5. The article was written in accusatory terms in respect of the former USSR government and included, among others, the following statements:

"Stalin and the Chekists are bound by much blood, by the extremely serious crimes they committed, first of all, against their own nation";

"Stalin and the members of the Politburo of the VKP(b) who took a legally binding decision to shoot the Poles evaded moral responsibility for the extremely serious crime";

"[T]he former father of nations and, as a matter of fact, a bloodthirsty cannibal is recognised to have been an effective manager";

"Secret protocols to the Molotov-Ribbentrop Pact envisaged that the USSR, despite the legally binding non-aggression treaty with Poland, ought to attack Poland together with Germany. After Germany had started the war against Poland on 1 September 1939, the USSR fulfilled its obligations to Germany and on 17 September 1939 marched into Polish territory".

… 7. Having considered that the article slandered his grandfather, the applicant sued the publishing house, Novaya Gazeta, and the author, Mr Ya., for defamation, seeking a disclaimer and non-pecuniary damages in the amount of 9.5 million roubles (RUB) from the Novaya Gazeta and RUB 0.5 million from the author.

8. On 13 October 2009 the Basmanniy District Court of Moscow held for the journalists and dismissed the claim.

The grandson appealed to the European Court of Human rights; here's an excerpt from the legal analysis:

20. The applicant complained under Articles 6, 10 and 14 that the domestic courts had approved of his ancestor's slander…. [The Court] finds that the applicant's allegations should be examined as in essence relating to an alleged breach of his rights under Article 8 of the Convention, which reads as follows:

"1. Everyone has the right to respect for his private and family life, his home and his correspondence.

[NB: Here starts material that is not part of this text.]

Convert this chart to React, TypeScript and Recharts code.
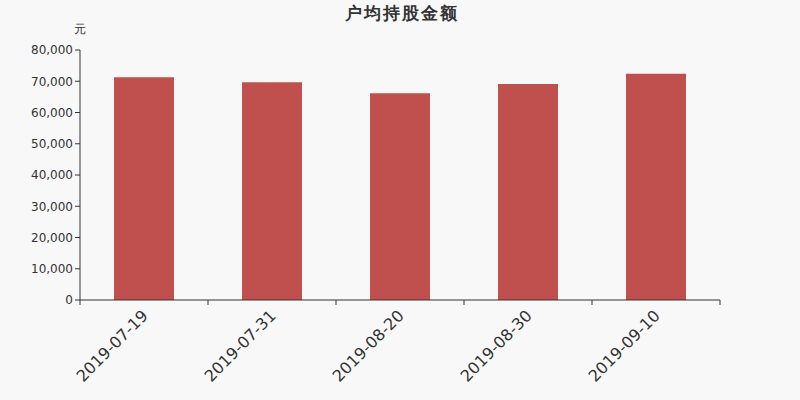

2. There shall be no interference by a public authority with the exercise of this right except such as is in accordance with the law and is necessary in a democratic society in the interests of national security, public safety or the economic well-being of the country, for the prevention of disorder or crime, for the protection of health or morals, or for the protection of the rights and freedoms of others."

… 30. The Court … deems it appropriate to distinguish between defamatory attacks on private persons, whose reputation as part and parcel of their families' reputation remains within the scope of Article 8, and legitimate criticism of public figures who, by taking up leadership roles, expose themselves to outside scrutiny.

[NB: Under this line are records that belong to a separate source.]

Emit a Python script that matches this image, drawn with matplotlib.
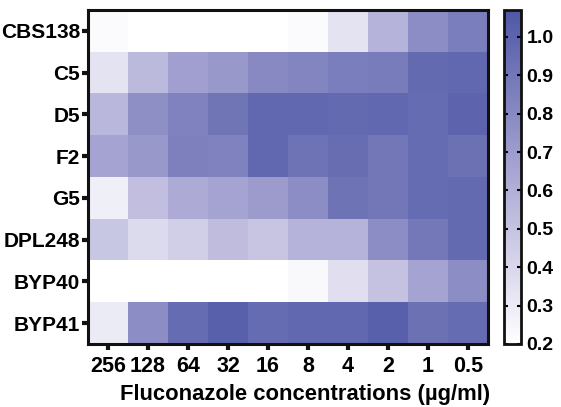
import matplotlib
matplotlib.use("Agg")
import matplotlib.pyplot as plt
import numpy as np
from matplotlib.colors import LinearSegmentedColormap

strains = ["CBS138", "C5", "D5", "F2", "G5", "DPL248", "BYP40", "BYP41"]
concentrations = ["256", "128", "64", "32", "16", "8", "4", "2", "1", "0.5"]

cbs138 = [0.22, 0.20, 0.20, 0.20, 0.20, 0.22, 0.34, 0.58, 0.78, 0.86]
c5     = [0.34, 0.55, 0.68, 0.72, 0.80, 0.82, 0.86, 0.87, 0.97, 0.98]
d5     = [0.56, 0.77, 0.84, 0.91, 0.98, 0.98, 0.97, 0.98, 0.96, 1.00]
f2     = [0.66, 0.72, 0.85, 0.84, 0.98, 0.92, 0.95, 0.90, 0.96, 0.93]
g5     = [0.28, 0.52, 0.62, 0.66, 0.70, 0.78, 0.92, 0.90, 0.96, 0.97]
dpl248 = [0.48, 0.38, 0.44, 0.53, 0.49, 0.58, 0.58, 0.78, 0.89, 0.97]
byp40  = [0.20, 0.20, 0.20, 0.20, 0.20, 0.23, 0.36, 0.50, 0.66, 0.78]
byp41  = [0.30, 0.78, 0.96, 1.02, 0.96, 0.98, 0.98, 1.02, 0.93, 0.96]

data = np.array([cbs138, c5, d5, f2, g5, dpl248, byp40, byp41])

plt.rcParams["font.family"] = ["Liberation Sans", "DejaVu Sans"]
plt.rcParams["font.weight"] = "bold"

cmap = LinearSegmentedColormap.from_list("wb", ["#ffffff", "#aba8d4", "#4f58a6"])
vmin, vmax = 0.2, 1.07

fig = plt.figure(figsize=(5.61, 4.07), dpi=100)
ax = fig.add_axes([88/561, 63/407, 400/561, 334/407])
im = ax.imshow(data, cmap=cmap, vmin=vmin, vmax=vmax, aspect="auto", interpolation="nearest")

ax.set_xticks(np.arange(len(concentrations)))
ax.set_xticklabels(concentrations, fontsize=15.5, fontweight="bold")
ax.set_yticks(np.arange(len(strains)))
ax.set_yticklabels(strains, fontsize=15, fontweight="bold")
ax.tick_params(axis="both", length=4.5, width=3, color="#111111")
ax.tick_params(axis="x", pad=4)
ax.tick_params(axis="y", pad=1)
ax.set_xlabel("Fluconazole concentrations (µg/ml)", fontsize=15.8, fontweight="bold")
ax.xaxis.set_label_coords(0.5425, -0.12)
ax.xaxis.label.set_va("top")
for s in ax.spines.values():
    s.set_linewidth(2.2)
    s.set_color("#111111")

cax = fig.add_axes([504/561, 63/407, 17/561, 334/407])
cb = fig.colorbar(im, cax=cax)
cb.set_ticks([0.2, 0.3, 0.4, 0.5, 0.6, 0.7, 0.8, 0.9, 1.0])
cb.ax.set_yticklabels(["0.2", "0.3", "0.4", "0.5", "0.6", "0.7", "0.8", "0.9", "1.0"], fontsize=14, fontweight="bold")
cb.ax.tick_params(length=3, width=1.5, direction="in", left=True, right=True, pad=4)
cb.outline.set_linewidth(2)
cb.outline.set_edgecolor("#111111")

fig.savefig("out.png", dpi=100)
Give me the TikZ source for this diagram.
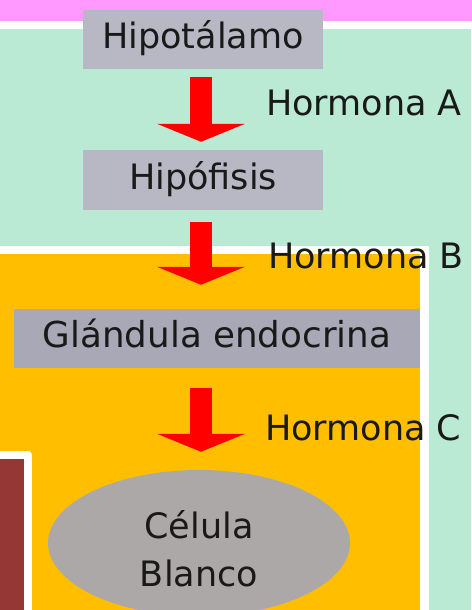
\documentclass[tikz,border=0pt]{standalone}
\usepackage{fontspec}
\setmainfont{DejaVu Sans}
\usetikzlibrary{arrows.meta,shapes.geometric}
\definecolor{pinkbg}{RGB}{255,153,255}
\definecolor{mintbg}{RGB}{187,234,212}
\definecolor{orangebg}{RGB}{255,191,0}
\definecolor{darkred}{RGB}{149,55,53}
\definecolor{boxgray}{RGB}{184,184,196}
\definecolor{boxgraytwo}{RGB}{168,168,182}
\definecolor{cellgray}{RGB}{173,168,168}
\definecolor{arrowred}{RGB}{255,0,0}
\definecolor{txtcol}{RGB}{25,25,25}
\begin{document}
\begin{tikzpicture}[x=1pt,y=-1pt,
  txt/.style={font=\fontsize{35}{48}\selectfont, text=txtcol},
  organ/.style={txt, fill=#1, inner sep=0pt, text height=26pt, text depth=8pt},
  cellnode/.style={txt, ellipse, fill=cellgray, inner sep=0pt, align=center,
    minimum width=302pt, minimum height=146pt},
  hormlabel/.style={txt, anchor=base west, inner sep=0pt},
  bigarrow/.style={arrowred, line width=22pt,
    -{Triangle[width=88pt,length=18pt,line width=0pt]}},
  whiteedge/.style={white, line width=8.5pt}
]
\useasboundingbox (0,0) rectangle (471,610);
% backgrounds
\fill[mintbg] (0,0) rectangle (471,610);
\draw[whiteedge, fill=pinkbg] (-20,-20) rectangle (491,24.8);
\draw[whiteedge, fill=orangebg] (-20,250) rectangle (424.6,640);
\draw[white, line width=8pt, line join=round, fill=darkred] (-20,455) rectangle (28,640);
% nodes
\node[organ=boxgray, minimum width=240pt, minimum height=59pt] (hipo) at (203,39.5) {Hipotálamo\hspace{12pt}};
\node[organ=boxgray, minimum width=240pt, minimum height=60pt] (hipof) at (203,180) {Hipófisis\hspace{12pt}};
\node[organ=boxgraytwo, minimum width=406pt, minimum height=59pt] (glan) at (217,338.5) {\fontsize{35.7}{48}\selectfont Glándula endocrina\hspace{18pt}};
\node[cellnode] (cel) at (199,543) {\rule{0pt}{40pt}Célula\\Blanco};
% arrows
\draw[bigarrow, shorten <=8pt, shorten >=8pt] ([xshift=-2pt]hipo.south) -- ([xshift=-2pt]hipof.north);
\draw[bigarrow, shorten <=12pt, shorten >=24pt] ([xshift=-2pt]hipof.south) -- ([xshift=-2pt]hipof.south |- glan.north);
\draw[bigarrow, shorten <=20pt, shorten >=18pt] ([xshift=-2pt]hipof.south |- glan.south) -- ([xshift=-2pt]hipof.south |- cel.north);
% labels
\node[hormlabel] (ha) at (266,115) {Hormona A};
\node[hormlabel] (hb) at (268,268) {Hormona B};
\node[hormlabel] (hc) at (265,440) {Hormona C};
\end{tikzpicture}
\end{document}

31. The first publication contributed to a historical debate over the Katyń events and dealt, among other things, with the role which the former Soviet leaders had presumably played therein. The second publication contained, as a matter of fact, the author's interpretations of the domestic court's findings in connection with the first dispute and hence, in a way, can be seen as a continuation of the same discussion.

32. The Court notes that historical events of great importance which affected the destinies of multitudes of people, as well as the historical figures involved therein and responsible for them, inevitably remain open to public historical scrutiny and criticism, as they present a matter of general interest for society.

33. Given that cases such as the present one require the right to respect for private life to be balanced against the right to freedom of expression, the Court reiterates that it is an integral part of freedom of expression, guaranteed under Article 10 of the Convention, to seek historical truth. It is not the Court's role to arbitrate the underlying historical issues, which are part of a continuing debate between historians (see Chauvy and Others v. France, no. 64915/01, § 69, ECHR 2004‑VI). A contrary finding would open the way to a judicial intervention in historical debate and inevitably shift the respective historical discussions from public forums to courtrooms….

36. Having regard to the above, the Court considers that the applicant's complaint under Article 8 of the Convention in this part is to be rejected as manifestly ill-founded, pursuant to Article 35 §§ 3 and 4 of the Convention.